Common calling criteria were applied in the parallel comparison of this study, and it was determined by the former four cell line models. Eventually, high concordance in the clinical samples was obtained between the automatic and manual identifications. However, some differences still existed between the two approaches though common criteria were used. First, the Ion Reporter provided a tunable analysis workflow followed with an automatic identification under this frame, and the BlueFuse Multi allowed operators to make manual calling based upon its own default settings, which are unchangeable (Ion Reporter™ 5.10 User Guide, Thermo Scientific Fisher; BlueFuse Multi v4.5, Software Guide, Illumina). Therefore, some parameters were unable to be completely synchronized between the two software, such as the transition penalty, which represents the sensitivity of different ploidy status between two adjacent data points. Second, manual intervention is not required during automatic identification of the Ion Reporter, while it is necessary for the BlueFuse Multi when the technician observes a deviation from the default line representing copy number two. In some samples with ambiguous patterns, both the masking of automatic identification and subjective conclusions made by manual identification may happen without validation using a second methodology. Additionally, it is also important to note that the fidelity of samples with boundary aneuploid levels could be affected by the separation of pre-amplified products in the present study.

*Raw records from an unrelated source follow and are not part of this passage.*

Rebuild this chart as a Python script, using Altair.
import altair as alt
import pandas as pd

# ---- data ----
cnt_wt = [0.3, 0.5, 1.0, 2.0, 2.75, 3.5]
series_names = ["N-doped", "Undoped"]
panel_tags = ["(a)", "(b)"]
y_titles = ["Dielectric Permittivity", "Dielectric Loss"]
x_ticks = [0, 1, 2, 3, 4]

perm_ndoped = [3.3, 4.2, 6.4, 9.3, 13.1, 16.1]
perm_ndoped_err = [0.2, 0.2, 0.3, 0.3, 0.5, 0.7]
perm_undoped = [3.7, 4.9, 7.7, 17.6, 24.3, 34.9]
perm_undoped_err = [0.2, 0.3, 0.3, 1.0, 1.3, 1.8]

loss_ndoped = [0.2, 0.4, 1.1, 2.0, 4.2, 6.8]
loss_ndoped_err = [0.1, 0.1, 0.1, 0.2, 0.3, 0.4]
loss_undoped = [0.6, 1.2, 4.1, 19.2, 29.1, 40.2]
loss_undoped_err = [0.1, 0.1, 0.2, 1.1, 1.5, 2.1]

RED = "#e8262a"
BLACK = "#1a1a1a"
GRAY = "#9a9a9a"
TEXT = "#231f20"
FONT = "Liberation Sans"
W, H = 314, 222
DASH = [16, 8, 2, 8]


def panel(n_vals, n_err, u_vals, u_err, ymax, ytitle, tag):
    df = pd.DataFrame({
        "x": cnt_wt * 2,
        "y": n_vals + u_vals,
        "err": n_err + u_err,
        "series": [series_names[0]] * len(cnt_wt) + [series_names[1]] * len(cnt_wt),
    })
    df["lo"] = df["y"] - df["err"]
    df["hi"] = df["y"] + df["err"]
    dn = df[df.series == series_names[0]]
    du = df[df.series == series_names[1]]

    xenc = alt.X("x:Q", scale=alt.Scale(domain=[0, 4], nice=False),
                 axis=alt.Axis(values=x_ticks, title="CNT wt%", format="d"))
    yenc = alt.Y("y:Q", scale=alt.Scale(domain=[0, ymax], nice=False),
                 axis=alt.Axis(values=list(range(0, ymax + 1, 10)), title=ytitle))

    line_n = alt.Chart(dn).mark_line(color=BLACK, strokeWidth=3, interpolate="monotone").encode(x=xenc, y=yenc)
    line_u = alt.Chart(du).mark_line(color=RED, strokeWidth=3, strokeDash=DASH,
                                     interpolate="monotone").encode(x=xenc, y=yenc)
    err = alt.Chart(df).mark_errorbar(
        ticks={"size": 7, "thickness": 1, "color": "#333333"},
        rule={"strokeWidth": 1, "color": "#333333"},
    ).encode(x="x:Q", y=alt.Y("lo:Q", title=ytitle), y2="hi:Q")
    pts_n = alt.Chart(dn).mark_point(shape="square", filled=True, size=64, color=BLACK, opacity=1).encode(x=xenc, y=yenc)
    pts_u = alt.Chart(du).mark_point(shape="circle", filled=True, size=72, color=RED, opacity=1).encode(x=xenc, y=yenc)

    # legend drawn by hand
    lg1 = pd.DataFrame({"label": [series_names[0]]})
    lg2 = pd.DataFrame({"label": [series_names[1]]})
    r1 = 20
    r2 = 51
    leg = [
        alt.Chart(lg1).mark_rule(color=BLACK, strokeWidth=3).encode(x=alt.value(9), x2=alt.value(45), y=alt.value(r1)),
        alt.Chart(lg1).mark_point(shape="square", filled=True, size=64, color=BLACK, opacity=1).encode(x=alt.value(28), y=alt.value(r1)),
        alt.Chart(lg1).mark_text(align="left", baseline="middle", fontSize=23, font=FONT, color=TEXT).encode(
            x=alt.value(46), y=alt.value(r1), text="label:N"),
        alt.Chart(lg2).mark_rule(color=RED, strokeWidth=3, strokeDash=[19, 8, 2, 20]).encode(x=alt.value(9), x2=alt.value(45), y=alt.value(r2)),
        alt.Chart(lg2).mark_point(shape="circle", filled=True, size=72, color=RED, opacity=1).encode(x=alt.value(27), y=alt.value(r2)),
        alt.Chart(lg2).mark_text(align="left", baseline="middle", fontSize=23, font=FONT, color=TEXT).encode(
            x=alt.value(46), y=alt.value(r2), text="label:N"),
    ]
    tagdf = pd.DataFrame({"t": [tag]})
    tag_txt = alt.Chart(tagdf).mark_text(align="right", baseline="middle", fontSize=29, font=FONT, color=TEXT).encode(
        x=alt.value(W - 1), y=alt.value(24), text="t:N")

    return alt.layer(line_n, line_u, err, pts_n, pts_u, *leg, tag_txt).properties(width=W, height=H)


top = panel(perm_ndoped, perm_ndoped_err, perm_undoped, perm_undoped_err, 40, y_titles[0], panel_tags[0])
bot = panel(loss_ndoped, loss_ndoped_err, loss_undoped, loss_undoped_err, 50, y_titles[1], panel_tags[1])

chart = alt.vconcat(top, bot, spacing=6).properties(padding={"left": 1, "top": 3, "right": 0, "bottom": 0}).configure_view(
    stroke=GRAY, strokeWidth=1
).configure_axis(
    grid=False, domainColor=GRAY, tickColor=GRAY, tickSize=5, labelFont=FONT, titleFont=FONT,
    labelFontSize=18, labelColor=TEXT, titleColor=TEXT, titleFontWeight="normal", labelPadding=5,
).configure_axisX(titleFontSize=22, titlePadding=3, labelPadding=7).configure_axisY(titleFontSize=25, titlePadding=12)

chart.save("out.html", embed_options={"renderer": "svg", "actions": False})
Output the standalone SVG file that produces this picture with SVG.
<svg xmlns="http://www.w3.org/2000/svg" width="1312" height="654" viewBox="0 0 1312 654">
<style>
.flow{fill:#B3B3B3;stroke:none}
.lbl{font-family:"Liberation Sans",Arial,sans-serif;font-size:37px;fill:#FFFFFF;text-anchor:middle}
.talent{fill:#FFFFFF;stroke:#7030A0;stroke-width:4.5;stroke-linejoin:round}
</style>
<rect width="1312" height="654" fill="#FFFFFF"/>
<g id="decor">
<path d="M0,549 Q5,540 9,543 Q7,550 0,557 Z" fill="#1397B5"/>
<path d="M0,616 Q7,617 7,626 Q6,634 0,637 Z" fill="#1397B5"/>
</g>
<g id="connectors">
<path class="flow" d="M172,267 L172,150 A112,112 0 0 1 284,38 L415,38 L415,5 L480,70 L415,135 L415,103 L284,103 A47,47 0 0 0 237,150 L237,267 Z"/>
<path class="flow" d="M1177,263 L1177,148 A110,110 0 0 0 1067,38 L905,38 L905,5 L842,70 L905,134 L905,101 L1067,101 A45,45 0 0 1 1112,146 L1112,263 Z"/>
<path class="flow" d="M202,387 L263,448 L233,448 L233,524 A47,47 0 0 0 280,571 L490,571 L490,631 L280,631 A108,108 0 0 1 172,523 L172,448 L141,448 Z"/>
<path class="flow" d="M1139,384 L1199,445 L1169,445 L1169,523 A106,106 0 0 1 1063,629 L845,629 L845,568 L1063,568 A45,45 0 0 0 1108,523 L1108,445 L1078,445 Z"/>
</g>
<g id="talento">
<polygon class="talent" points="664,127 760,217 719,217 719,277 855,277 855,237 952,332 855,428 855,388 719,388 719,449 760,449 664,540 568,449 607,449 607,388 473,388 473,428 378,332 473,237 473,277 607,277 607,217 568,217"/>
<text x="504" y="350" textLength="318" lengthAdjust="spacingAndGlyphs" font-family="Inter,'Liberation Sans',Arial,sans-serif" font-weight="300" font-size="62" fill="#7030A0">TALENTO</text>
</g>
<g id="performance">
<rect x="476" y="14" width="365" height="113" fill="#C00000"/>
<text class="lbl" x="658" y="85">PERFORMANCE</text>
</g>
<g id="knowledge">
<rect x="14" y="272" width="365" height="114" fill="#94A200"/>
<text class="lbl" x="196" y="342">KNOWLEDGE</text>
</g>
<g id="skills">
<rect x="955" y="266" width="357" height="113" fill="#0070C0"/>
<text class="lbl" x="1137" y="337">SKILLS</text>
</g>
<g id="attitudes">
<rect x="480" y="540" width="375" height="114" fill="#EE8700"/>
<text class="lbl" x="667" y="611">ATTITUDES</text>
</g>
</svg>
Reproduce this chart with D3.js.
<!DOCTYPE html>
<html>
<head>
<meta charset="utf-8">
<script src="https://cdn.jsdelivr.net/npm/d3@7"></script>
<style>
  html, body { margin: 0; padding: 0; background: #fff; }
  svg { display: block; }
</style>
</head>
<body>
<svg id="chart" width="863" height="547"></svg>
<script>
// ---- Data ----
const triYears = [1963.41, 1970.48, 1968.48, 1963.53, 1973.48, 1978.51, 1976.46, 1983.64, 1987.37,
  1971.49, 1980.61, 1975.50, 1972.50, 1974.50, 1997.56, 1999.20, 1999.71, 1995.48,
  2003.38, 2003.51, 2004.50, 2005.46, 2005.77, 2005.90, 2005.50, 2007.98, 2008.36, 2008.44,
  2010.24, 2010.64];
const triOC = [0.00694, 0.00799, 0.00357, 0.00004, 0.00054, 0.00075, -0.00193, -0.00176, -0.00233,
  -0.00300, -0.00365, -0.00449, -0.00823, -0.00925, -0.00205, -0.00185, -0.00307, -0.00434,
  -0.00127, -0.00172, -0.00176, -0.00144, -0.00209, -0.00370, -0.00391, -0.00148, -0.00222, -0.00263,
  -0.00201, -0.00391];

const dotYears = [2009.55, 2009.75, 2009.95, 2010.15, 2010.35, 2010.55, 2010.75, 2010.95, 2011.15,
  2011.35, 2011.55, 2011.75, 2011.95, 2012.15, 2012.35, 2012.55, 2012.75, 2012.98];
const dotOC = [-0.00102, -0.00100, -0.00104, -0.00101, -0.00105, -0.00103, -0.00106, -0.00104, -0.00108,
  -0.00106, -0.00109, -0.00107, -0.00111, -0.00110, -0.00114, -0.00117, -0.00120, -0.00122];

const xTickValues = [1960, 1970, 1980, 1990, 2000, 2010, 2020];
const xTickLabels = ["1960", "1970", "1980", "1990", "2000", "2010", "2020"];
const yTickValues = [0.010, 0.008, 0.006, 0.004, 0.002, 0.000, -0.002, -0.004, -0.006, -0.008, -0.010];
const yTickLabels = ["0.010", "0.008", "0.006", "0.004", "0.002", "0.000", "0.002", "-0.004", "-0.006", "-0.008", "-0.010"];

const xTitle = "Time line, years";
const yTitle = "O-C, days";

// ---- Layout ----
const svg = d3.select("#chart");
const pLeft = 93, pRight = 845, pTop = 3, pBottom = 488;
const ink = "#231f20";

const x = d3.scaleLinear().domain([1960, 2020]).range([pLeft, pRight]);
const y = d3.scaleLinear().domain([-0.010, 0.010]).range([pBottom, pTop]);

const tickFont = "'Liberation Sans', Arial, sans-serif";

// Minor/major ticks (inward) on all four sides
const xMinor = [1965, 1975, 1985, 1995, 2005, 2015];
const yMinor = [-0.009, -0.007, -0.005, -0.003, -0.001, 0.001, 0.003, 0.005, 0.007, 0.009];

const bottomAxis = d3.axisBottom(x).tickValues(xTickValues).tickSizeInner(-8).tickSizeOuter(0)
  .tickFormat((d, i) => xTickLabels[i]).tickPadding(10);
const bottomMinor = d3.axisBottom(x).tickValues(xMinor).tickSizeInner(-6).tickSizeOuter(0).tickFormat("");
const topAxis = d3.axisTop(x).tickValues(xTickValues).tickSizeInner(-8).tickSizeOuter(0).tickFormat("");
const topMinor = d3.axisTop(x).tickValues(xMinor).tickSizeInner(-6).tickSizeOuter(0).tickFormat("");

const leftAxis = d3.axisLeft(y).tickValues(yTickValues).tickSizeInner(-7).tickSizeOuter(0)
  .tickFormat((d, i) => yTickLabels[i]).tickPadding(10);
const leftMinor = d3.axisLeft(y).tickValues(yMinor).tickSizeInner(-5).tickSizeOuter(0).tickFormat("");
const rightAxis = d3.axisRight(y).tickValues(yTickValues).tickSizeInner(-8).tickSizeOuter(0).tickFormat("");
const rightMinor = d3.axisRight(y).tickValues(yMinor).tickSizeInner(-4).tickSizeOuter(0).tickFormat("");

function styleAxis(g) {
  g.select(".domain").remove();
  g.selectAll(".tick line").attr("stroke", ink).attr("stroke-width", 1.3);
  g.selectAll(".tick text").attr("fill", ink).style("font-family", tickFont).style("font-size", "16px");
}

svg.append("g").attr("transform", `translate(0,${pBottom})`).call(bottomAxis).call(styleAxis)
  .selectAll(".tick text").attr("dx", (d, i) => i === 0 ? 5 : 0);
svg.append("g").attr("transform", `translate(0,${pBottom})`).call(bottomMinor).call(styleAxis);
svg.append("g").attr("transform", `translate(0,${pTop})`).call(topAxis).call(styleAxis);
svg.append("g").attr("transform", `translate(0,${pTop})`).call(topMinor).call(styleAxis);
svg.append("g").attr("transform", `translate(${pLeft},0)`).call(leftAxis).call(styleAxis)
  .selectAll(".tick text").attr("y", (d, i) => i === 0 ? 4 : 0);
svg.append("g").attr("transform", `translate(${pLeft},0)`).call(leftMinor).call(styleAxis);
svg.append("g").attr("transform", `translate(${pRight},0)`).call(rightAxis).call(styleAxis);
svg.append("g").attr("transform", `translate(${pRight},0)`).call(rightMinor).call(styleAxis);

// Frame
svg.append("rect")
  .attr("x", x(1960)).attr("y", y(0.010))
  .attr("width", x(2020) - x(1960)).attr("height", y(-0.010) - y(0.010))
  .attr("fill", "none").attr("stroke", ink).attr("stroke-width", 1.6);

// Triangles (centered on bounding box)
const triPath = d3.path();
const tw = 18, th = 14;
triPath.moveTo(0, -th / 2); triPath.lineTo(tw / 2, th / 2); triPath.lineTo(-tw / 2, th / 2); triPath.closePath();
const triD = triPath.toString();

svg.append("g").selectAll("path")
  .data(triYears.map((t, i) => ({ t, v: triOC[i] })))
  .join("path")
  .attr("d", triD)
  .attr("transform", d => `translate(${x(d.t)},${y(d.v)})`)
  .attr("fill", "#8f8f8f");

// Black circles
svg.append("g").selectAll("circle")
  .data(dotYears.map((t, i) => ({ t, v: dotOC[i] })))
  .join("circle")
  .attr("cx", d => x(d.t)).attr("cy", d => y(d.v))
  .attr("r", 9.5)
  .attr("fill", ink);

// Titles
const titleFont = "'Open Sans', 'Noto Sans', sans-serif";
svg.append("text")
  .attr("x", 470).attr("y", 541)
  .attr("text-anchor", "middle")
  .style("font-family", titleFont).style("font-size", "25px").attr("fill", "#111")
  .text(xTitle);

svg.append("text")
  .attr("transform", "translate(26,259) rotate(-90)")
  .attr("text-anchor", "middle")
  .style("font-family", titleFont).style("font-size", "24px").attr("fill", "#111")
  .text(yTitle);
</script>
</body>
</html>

In general, batch-to-batch automatic identification was a faster and more standardized approach, but sometimes less flexible in the individual sample. Namely, the major advantage of automatic workflow provided by the Ion S5 is reduction in manipulation time, reporting time, and thus turnaround time. Of manipulation time, the Ion S5 system combines the WGA and library procedures together, and leaves the remaining steps for the Ion Chef automatic machine. In contrast, the Miseq system takes nearly twice the manipulation time for separate procedures of WGA and library preparation. In terms of reporting time, the automatic identification of Ion S5 system quickly accomplishes typical ploidy calling in a batch, though additional manual rechecks could be required for some ambiguous results; whereas, the manual identification of Miseq system requires individual checking for each sample, and thus needs longer time.
Conclusively, it is the first study to compare the automatic and manual identifications of the Ion S5 and Miseq NGS systems for PGT-A. The sensitivity and specificity of both systems were comparable, while the concordance in the clinical samples was high. The automatic identification provides a faster and more standardized approach, and thus represents a good option for the laboratories with high throughputs.